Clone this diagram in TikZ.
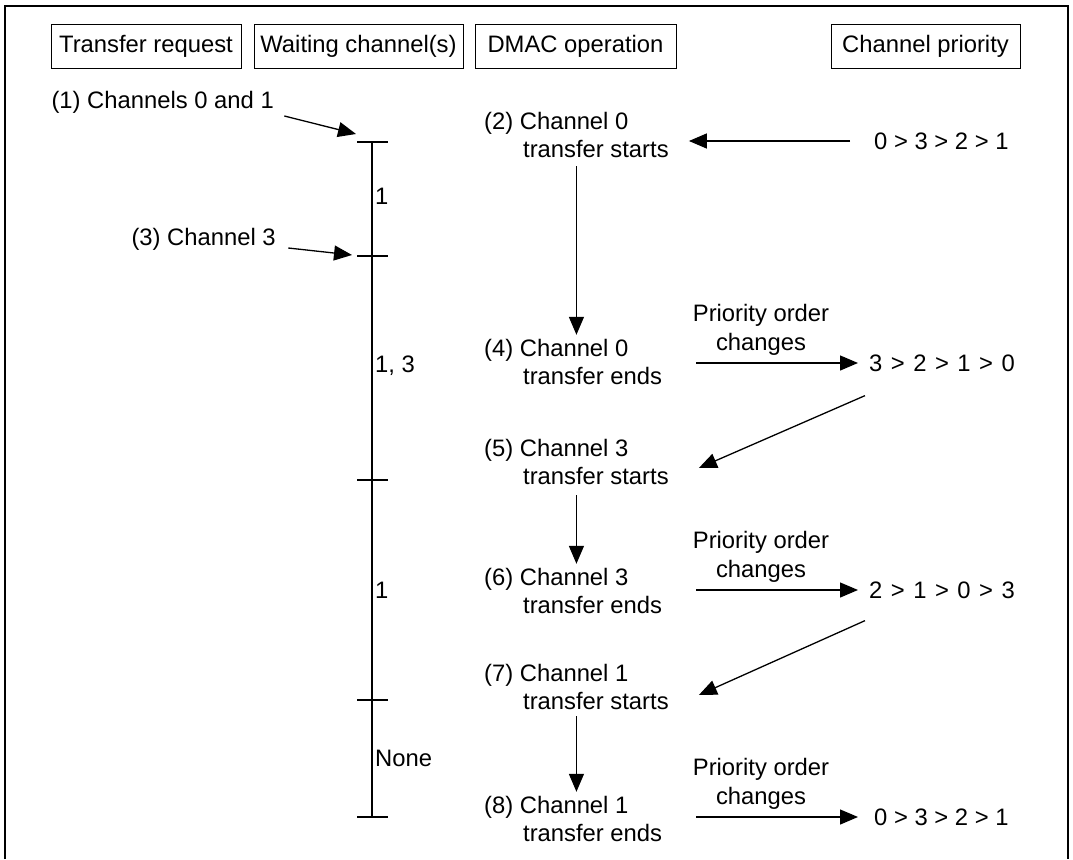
\documentclass[tikz,border=0pt]{standalone}
\usepackage{fontspec}
\setmainfont{Liberation Sans}
\usetikzlibrary{arrows.meta,positioning}

\newcommand{\pgt}{\hspace{8.5pt}>\hspace{8.5pt}}

\begin{document}
\begin{tikzpicture}[x=1pt, y=-1pt,
    every node/.style={font=\fontsize{23.8}{28.5}\selectfont},
    hdr/.style={draw, line width=1pt, minimum height=44pt, inner xsep=4pt},
    op/.style={align=left, anchor=west, inner sep=4pt},
    prio/.style={anchor=west, inner sep=4pt},
    arr/.style={-{Triangle[length=18pt, width=15pt]}, line width=1.3pt}
]
\useasboundingbox (0,0) rectangle (1073,859);
\draw[line width=2.5pt] (5,859) -- (5,6) -- (1068,6) -- (1068,859);

% column heads
\node[hdr, minimum width=190pt] (h1) at (146,46.5) {Transfer request};
\node[hdr, minimum width=209pt] (h2) at (358.5,46.5) {Waiting channel(s)};
\node[hdr, minimum width=201pt] (h3) at (575.5,46.5) {DMAC operation};
\node[hdr, minimum width=189pt] (h4) at (925.5,46.5) {Channel priority};

% time line
\foreach \y [count=\i] in {142,256,480,700,817} {
  \coordinate (t\i) at (372,\y);
  \draw[line width=1.3pt] (357,\y) -- (388,\y);
}
\draw[line width=1.3pt] (t1) -- (t5);

% requests
\node[anchor=west] (r1) at (48,102) {(1) Channels 0 and 1};
\node[anchor=west] (r3) at (128,239) {(3) Channel 3};
\draw[arr] ([xshift=7pt, yshift=-14pt]r1.east) -- ([xshift=-16pt, yshift=8pt]t1);
\draw[arr] ([xshift=9pt, yshift=-9pt]r3.east) -- ([xshift=-20pt, yshift=1pt]t2);

% waiting channels
\node[anchor=west, inner sep=2pt] (w1) at (373,196) {1};
\node[anchor=west, inner sep=2pt] (w2) at (373,366) {1, 3};
\node[anchor=west, inner sep=2pt] (w3) at (373,590) {1};
\node[anchor=west, inner sep=2pt] (w4) at (373,758) {None};

% DMAC operation
\node[op] (d2) at (480,135) {(2) Channel 0\\\hspace*{39pt}transfer starts};
\node[op] (d4) at (480,362) {(4) Channel 0\\\hspace*{39pt}transfer ends};
\node[op] (d5) at (480,462) {(5) Channel 3\\\hspace*{39pt}transfer starts};
\node[op] (d6) at (480,591) {(6) Channel 3\\\hspace*{39pt}transfer ends};
\node[op] (d7) at (480,687) {(7) Channel 1\\\hspace*{39pt}transfer starts};
\node[op] (d8) at (480,819) {(8) Channel 1\\\hspace*{39pt}transfer ends};

% channel priority
\node[prio] (p1) at (870,141) {0 > 3 > 2 > 1};
\node[prio] (p4) at (865,363) {3\pgt 2\pgt 1\pgt 0};
\node[prio] (p6) at (865,590) {2\pgt 1\pgt 0\pgt 3};
\node[prio] (p8) at (870,817) {0 > 3 > 2 > 1};

\node[align=center] (c4) at (761,330) {Priority order\\changes};
\node[align=center] (c6) at (761,557) {Priority order\\changes};
\node[align=center] (c8) at (761,784) {Priority order\\changes};

\draw[arr, shorten <=20pt, shorten >=16pt] (p1.west) -- (p1.west -| d2.east);
\draw[arr, shorten <=4pt] (d2.south) -- (d2.south |- d4.north);
\draw[arr, shorten <=30pt, shorten >=7pt] (p4.west -| d4.east) -- (p4.west);
\draw[arr] ([xshift=0pt, yshift=-20pt]p4.south west) -- ([xshift=26pt, yshift=-6pt]d5.east);
\draw[arr, shorten <=6pt] (d5.south) -- (d5.south |- d6.north);
\draw[arr, shorten <=30pt, shorten >=7pt] (p6.west -| d6.east) -- (p6.west);
\draw[arr] ([xshift=0pt, yshift=-18pt]p6.south west) -- ([xshift=26pt, yshift=-8pt]d7.east);
\draw[arr, shorten <=2pt] (d7.south) -- (d7.south |- d8.north);
\draw[arr, shorten <=30pt, shorten >=12pt] (p8.west -| d8.east) -- (p8.west);
\end{tikzpicture}
\end{document}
------------------------------------------------------------------------
Challenge. Set down again, exactly, the lines of the material above from its first line to the one with "(1068,6) -- (1068,859);", inclusive. Leave the pictures out.

In response.
Clone this diagram in TikZ.
\documentclass[tikz,border=0pt]{standalone}
\usepackage{fontspec}
\setmainfont{Liberation Sans}
\usetikzlibrary{arrows.meta,positioning}

\newcommand{\pgt}{\hspace{8.5pt}>\hspace{8.5pt}}

\begin{document}
\begin{tikzpicture}[x=1pt, y=-1pt,
    every node/.style={font=\fontsize{23.8}{28.5}\selectfont},
    hdr/.style={draw, line width=1pt, minimum height=44pt, inner xsep=4pt},
    op/.style={align=left, anchor=west, inner sep=4pt},
    prio/.style={anchor=west, inner sep=4pt},
    arr/.style={-{Triangle[length=18pt, width=15pt]}, line width=1.3pt}
]
\useasboundingbox (0,0) rectangle (1073,859);
\draw[line width=2.5pt] (5,859) -- (5,6) -- (1068,6) -- (1068,859);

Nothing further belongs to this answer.